**Stated problem:** From the listing below, restate word for word the lines from the line containing "Give me the" down through the line containing "import seaborn as sns". Exclude pictures.

**Data shown:**
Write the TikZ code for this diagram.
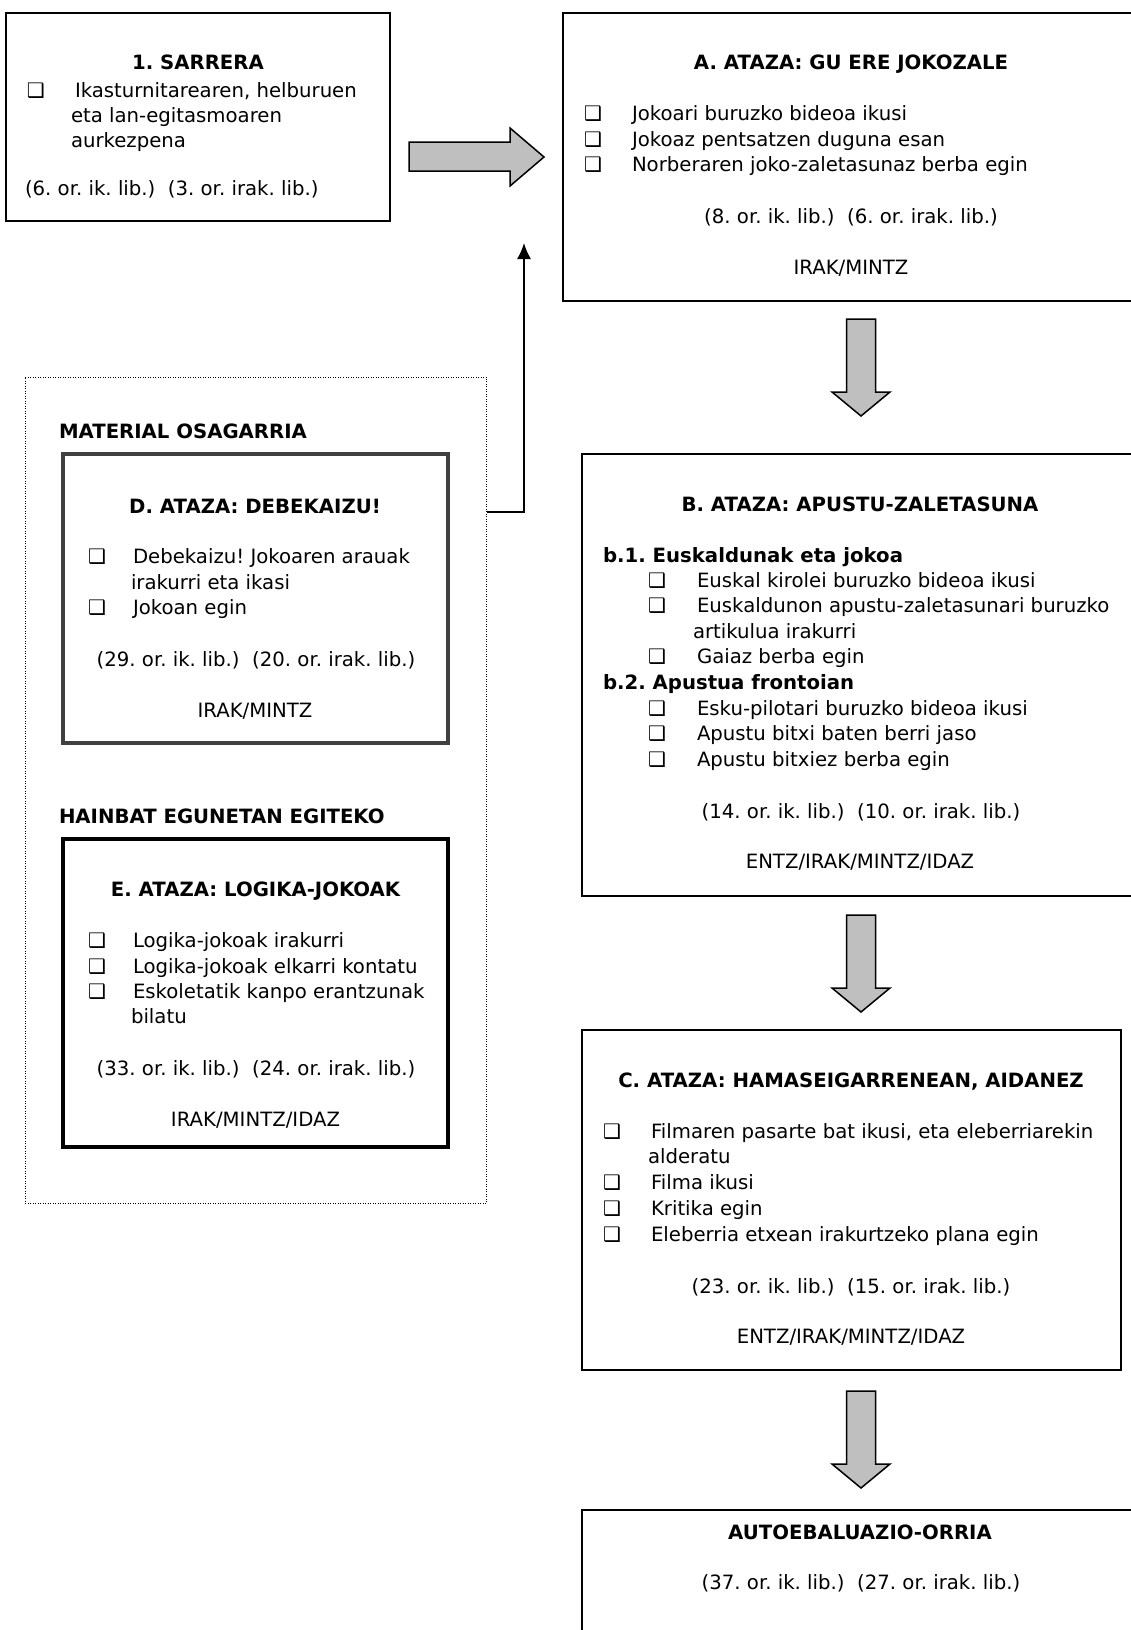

* * *

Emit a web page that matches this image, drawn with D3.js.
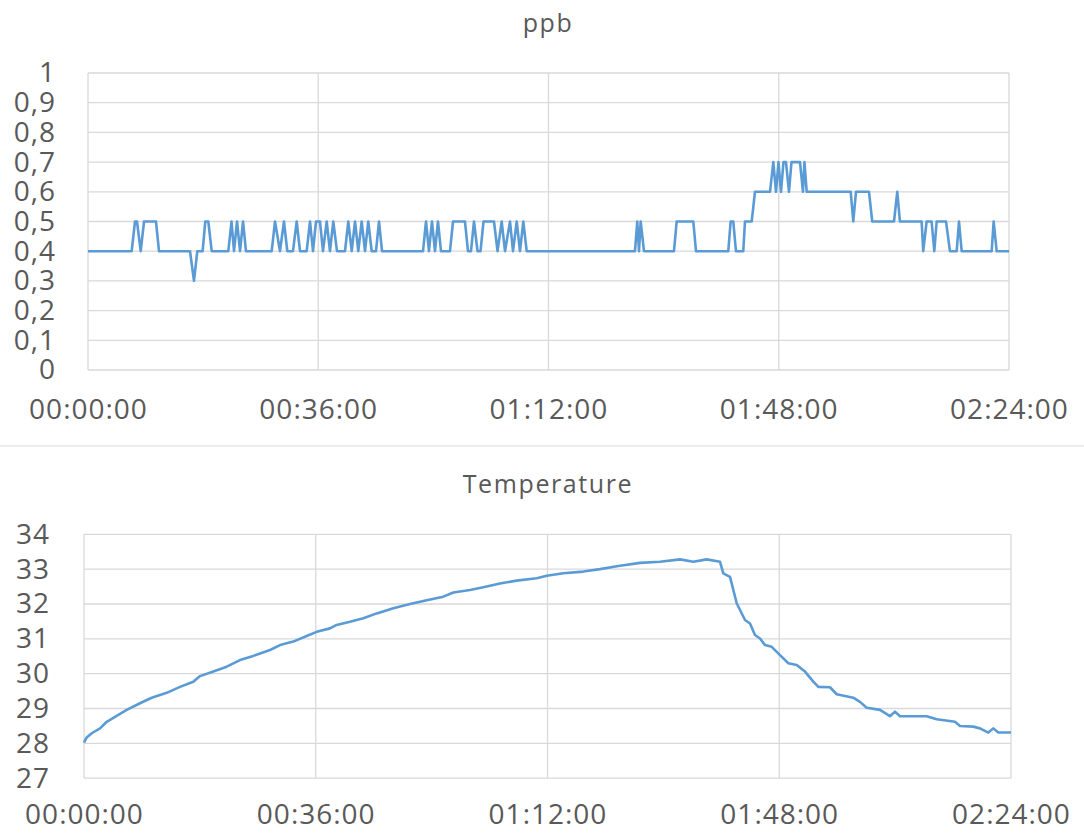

--

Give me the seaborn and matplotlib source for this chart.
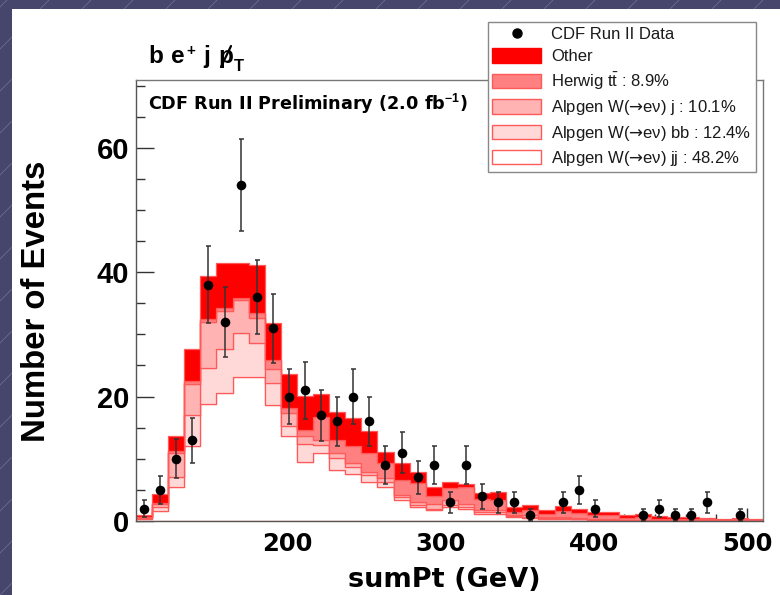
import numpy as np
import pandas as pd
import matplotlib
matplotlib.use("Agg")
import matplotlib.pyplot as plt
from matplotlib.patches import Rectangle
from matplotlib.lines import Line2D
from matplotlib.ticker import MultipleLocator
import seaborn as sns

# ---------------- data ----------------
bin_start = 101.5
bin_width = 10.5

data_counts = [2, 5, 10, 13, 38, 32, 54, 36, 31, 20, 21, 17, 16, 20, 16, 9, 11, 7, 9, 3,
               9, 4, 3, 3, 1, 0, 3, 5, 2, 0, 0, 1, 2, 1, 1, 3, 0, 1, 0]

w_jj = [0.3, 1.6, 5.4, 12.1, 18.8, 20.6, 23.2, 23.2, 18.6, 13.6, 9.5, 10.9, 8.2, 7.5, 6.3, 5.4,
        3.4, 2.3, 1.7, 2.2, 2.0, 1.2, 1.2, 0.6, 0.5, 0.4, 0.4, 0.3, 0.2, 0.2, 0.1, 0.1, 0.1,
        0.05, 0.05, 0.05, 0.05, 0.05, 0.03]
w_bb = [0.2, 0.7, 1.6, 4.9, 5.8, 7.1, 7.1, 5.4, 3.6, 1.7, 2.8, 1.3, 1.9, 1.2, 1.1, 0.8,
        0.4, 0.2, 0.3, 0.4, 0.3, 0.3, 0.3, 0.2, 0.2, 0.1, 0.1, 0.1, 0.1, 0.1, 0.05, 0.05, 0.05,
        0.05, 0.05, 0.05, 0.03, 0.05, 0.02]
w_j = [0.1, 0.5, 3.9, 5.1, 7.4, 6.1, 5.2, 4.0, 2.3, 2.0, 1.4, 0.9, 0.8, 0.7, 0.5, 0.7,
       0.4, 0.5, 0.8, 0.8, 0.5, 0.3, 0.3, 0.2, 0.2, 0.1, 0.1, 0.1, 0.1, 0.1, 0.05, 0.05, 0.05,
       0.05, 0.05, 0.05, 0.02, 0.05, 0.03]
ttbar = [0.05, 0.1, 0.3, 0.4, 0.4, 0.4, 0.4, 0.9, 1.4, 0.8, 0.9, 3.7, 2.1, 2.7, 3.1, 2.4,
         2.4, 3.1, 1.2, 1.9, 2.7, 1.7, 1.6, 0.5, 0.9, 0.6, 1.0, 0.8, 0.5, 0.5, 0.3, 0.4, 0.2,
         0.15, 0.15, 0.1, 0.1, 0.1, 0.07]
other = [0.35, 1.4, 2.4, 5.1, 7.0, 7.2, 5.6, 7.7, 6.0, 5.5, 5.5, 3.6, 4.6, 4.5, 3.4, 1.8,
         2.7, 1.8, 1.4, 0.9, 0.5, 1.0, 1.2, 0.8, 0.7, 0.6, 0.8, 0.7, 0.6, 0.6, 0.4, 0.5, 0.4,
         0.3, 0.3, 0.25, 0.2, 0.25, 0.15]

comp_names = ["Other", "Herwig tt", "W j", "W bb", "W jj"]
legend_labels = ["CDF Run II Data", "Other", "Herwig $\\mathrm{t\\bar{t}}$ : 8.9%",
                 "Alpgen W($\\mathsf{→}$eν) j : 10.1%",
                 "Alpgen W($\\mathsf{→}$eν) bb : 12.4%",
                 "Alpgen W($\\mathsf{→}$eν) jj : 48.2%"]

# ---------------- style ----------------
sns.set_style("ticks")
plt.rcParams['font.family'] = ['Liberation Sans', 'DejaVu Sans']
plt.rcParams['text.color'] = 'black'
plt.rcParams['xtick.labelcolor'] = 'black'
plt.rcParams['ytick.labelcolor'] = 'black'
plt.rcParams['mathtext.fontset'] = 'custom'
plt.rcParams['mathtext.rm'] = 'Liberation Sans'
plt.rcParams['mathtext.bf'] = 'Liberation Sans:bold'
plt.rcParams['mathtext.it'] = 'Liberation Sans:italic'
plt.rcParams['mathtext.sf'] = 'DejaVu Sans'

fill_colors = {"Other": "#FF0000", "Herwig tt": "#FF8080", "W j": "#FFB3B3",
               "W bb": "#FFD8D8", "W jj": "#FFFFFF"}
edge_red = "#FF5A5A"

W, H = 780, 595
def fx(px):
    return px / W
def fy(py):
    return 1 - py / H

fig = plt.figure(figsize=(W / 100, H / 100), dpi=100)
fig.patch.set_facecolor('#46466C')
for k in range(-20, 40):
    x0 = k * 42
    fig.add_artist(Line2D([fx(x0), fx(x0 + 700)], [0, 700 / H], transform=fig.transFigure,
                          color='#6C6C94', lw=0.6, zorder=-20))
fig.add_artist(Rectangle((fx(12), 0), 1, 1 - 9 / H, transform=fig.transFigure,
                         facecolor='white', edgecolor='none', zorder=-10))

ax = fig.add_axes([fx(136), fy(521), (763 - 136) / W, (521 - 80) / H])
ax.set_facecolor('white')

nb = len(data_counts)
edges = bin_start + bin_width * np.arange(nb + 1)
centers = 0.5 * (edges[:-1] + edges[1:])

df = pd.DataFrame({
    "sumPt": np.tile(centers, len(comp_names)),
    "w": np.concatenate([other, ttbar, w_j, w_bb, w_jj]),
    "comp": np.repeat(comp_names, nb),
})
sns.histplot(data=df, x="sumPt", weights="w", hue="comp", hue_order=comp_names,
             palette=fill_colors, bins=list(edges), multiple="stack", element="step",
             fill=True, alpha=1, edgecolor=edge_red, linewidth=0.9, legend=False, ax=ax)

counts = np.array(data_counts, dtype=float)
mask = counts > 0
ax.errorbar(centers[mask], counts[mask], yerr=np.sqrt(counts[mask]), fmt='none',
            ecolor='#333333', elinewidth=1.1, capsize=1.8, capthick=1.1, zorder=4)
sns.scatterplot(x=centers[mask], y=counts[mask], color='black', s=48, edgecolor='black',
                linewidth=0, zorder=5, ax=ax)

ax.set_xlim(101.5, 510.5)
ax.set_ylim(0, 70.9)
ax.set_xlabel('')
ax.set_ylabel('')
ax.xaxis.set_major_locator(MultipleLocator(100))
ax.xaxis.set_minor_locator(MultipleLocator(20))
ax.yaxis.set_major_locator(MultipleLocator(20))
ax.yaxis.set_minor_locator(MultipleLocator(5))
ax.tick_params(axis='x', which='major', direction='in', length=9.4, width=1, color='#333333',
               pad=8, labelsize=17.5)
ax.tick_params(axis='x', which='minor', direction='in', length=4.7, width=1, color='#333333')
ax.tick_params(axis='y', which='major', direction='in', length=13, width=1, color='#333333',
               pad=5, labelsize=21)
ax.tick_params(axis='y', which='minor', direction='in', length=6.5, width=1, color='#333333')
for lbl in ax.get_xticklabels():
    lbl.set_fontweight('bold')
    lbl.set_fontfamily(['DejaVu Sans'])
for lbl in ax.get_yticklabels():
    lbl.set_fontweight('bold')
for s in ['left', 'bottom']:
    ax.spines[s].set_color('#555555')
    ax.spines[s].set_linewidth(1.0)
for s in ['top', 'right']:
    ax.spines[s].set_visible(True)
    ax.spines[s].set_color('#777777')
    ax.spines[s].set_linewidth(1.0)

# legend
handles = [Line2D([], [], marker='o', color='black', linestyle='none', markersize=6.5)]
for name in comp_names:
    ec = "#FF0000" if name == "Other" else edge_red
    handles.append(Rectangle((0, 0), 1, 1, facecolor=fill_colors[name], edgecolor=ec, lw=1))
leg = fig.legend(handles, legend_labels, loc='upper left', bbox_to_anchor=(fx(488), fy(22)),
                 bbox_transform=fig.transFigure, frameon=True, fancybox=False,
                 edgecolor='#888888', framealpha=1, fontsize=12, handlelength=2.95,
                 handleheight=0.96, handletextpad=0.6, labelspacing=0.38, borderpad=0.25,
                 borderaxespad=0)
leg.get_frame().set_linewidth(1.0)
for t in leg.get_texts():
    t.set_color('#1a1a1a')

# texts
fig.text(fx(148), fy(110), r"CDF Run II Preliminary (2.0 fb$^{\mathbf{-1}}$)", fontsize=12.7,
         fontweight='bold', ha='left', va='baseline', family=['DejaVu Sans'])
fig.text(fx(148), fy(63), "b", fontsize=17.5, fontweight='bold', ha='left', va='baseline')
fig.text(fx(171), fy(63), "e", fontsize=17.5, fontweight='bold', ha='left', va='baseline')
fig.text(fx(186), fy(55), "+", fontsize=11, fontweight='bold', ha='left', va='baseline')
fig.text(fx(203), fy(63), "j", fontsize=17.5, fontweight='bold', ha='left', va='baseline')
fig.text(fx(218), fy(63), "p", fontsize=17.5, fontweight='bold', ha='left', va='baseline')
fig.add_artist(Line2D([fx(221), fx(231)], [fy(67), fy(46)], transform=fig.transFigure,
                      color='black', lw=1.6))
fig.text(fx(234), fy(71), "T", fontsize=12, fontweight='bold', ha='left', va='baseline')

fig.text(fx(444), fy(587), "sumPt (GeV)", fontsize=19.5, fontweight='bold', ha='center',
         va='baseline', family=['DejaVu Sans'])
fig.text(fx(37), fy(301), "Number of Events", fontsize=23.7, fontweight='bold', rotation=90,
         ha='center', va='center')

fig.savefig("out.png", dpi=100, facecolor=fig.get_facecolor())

**The answer:**
Give me the seaborn and matplotlib source for this chart.
import numpy as np
import pandas as pd
import matplotlib
matplotlib.use("Agg")
import matplotlib.pyplot as plt
from matplotlib.patches import Rectangle
from matplotlib.lines import Line2D
from matplotlib.ticker import MultipleLocator
import seaborn as sns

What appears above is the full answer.